First MASA Experiment¶

This tutorial gets MASA running end to end with a tiny safe RL experiment. You will:

preview the bridge_crossing environment,
wrap it with make_env,
inspect labels and constraint metrics,
run a tiny q_learning smoke experiment,
read the training and evaluation logs.

Runnable notebook: notebooks/tutorials/01_first_masa_experiment.ipynb

CPU-First Setup¶

Use CPU for this first run. This keeps the tutorial portable and avoids noisy CUDA probing on machines that have GPU packages installed.

import os

os.environ.setdefault("JAX_PLATFORMS", "cpu")
os.environ.setdefault("TF_CPP_MIN_LOG_LEVEL", "2")

Set those environment variables before importing MASA/JAX modules.

Preview Bridge Crossing¶

bridge_crossing is a tabular gridworld. The agent starts at the lower-left corner, receives reward for reaching the goal row, and incurs safety cost when it reaches lava.

from IPython.display import display
from PIL import Image

from masa.envs.tabular.bridge_crossing import BridgeCrossing

preview_env = BridgeCrossing(render_mode="rgb_array", render_window_size=320)
obs, info = preview_env.reset(seed=0)
print({"reset_obs": obs, "reset_info": info})
display(Image.fromarray(preview_env.render()))
preview_env.close()

Build a MASA Environment¶

make_env applies MASA’s standard wrapper stack:

TimeLimit -> LabelledEnv -> ConstraintEnv -> ConstraintMonitor -> RewardMonitor

For this first experiment, use the PCTL constraint with the default Bridge Crossing label and cost functions.

from pprint import pprint

from masa.plugins.helpers import load_plugins
from masa.common.utils import make_env
from masa.envs.tabular.bridge_crossing import cost_fn, label_fn

load_plugins()

def build_masa_env():
    return make_env(
        "bridge_crossing",
        "pctl",
        400,
        label_fn=label_fn,
        cost_fn=cost_fn,
        alpha=0.01,
    )

env = build_masa_env()
obs, info = env.reset(seed=0)

print("reset observation:", obs)
print('info["labels"]:', info["labels"])
print('info["constraint"]:')
pprint(info["constraint"])

The observation and reward still follow Gymnasium. MASA adds semantic safety information through info["labels"] and info["constraint"].

Step by Hand¶

Step a few fixed actions before training. This is the fastest way to confirm what your environment emits.

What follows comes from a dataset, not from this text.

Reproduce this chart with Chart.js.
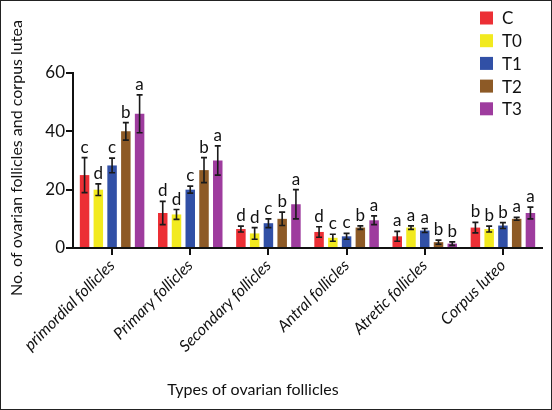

ACTION_NAMES = {0: "left", 1: "right", 2: "down", 3: "up", 4: "stay"}
scripted_actions = [3, 3, 3, 4, 1]
rows = []

for step, action in enumerate(scripted_actions, start=1):
    obs, reward, terminated, truncated, info = env.step(action)
    rows.append(
        {
            "step": step,
            "action": ACTION_NAMES[action],
            "obs": int(obs),
            "reward": float(reward),
            "terminated": bool(terminated),
            "truncated": bool(truncated),
            "labels": sorted(info["labels"]),
            "constraint_step": info["constraint"]["step"],
        }
    )
    if terminated or truncated:
        break

pprint(rows)
env.close()

Train a Tiny Q-Learner¶

This smoke run is deliberately tiny. It is not meant to learn a good policy; it proves that the environment, constraint, algorithm, evaluation, and logger all connect correctly.

from masa.algorithms.tabular import QL

train_env = build_masa_env()
eval_env = build_masa_env()

algo = QL(
    train_env,
    tensorboard_logdir=None,
    seed=0,
    monitor=True,
    device="cpu",
    verbose=0,
    env_fn=build_masa_env,
    eval_env=eval_env,
)

algo.train(
    num_frames=20,
    eval_freq=10,
    log_freq=10,
    num_eval_episodes=1,
    stats_window_size=10,
)

train_env.close()
eval_env.close()

You should see log groups like:

train/rollout: episode-level constraint metrics from training.
train/stats: algorithm statistics, such as Q-learning step size and exploration temperature.
eval/rollout: evaluation metrics, including constraint satisfaction, reward, and episode length.

CLI Equivalent¶

The same smoke run can be launched from a shell:

JAX_PLATFORMS=cpu TF_CPP_MIN_LOG_LEVEL=2 uv run --locked python -m masa.run \
  --custom-cfgs bridge_crossing \
  --algo q_learning \
  --total-timesteps 20 \
  --seed 0 \
  --run.eval_every 10 \
  --run.log_every 10 \
  --run.eval_episodes 1 \
  --run.device cpu

For a real experiment, increase num_frames or --total-timesteps, run multiple seeds, and keep this short tutorial run as a quick correctness check.